Pubdate: Wed, 22 Nov 2017
Source: Metro (Calgary, CN AB)
Copyright: 2017 Metro Canada
Author: Brodie Thomas
Page: 10


Landlords hope for Human Rights Act exemption

Alberta landlords are asking the province to nip possible human rights
cases in the bud when it comes to cannabis use in rental properties,
but the province doesn't see that happening.

In a letter to the province, the Alberta Residential Landlords
Association asked the province to revisit the residential tenancies
act. The group is also asking for an exception to the Alberta Human
Rights Act to make sure the right to prohibit cannabis smoking and
growing is crystal clear.

Sherri Doucette, past president of the ARLA, said they want the rules
to be clear before cannabis is legalized in 2018.

"We think clarity is the most necessary thing so it's clear what rules
landlords can make and enforce," said Doucette.

The group is seriously concerned that if this isn't addressed, a
tenant could launch a human rights complaint arguing for their right
to grow or smoke cannabis.

"Once something is legalized, does it create the right of access?"
asked Doucette. "Obviously there's issues regarding medical marijuana
in particular in that regard."

She said smoking in particular can have an unwanted affect on
residents in adjacent buildings.

"How do you protect the rights of all your tenants, and the rights of
perhaps the person who needs to utilize medical marijuana, and how is
the law going to help us with that?"

However, the province doesn't believe that human rights will be an
issue as far as recreational use goes.

In a written statement from the Alberta Cannabis Secretariat, they
indicated that they believe existing regulations about tobacco smoke
will apply to cannabis just as well.

"These existing tools have the ability to prohibit cannabis-related
activity on a property," read the statement.

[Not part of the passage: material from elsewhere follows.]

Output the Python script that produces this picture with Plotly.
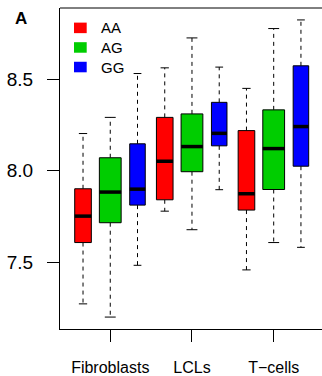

"As we move towards legalization on July 1, 2018, we'll continue to
educate landlords, renters and condo boards on the options available
to them."

Doucette isn't convinced those rules will apply. She noted that
age-restrictions were allowed on buildings until just recently, when a
human rights complaint forced the province to change the regulations
on those.

But the right to consume medical marijuana could still be a human
rights issue, according to Sharon Polsky, vice president of the Rocky
Mountain Civil Liberties group.

She said it could get messy if building owners had differing views on
smoking pot.

"It would leave an everchangeable patchwork of tenancy requirements
imposed at the will of the building owner.

She wondered what would happen if a building changed ownership, and a
new owner decided to impose a zero-tolerance policy where the previous
owner had allowed growing or consumption.

"I wonder if this proposal would even be constitutional to allow the
blatant discrimination of individuals who are smoking marijuana for
medical purposes," said Polsky.

She said that matter is already settled.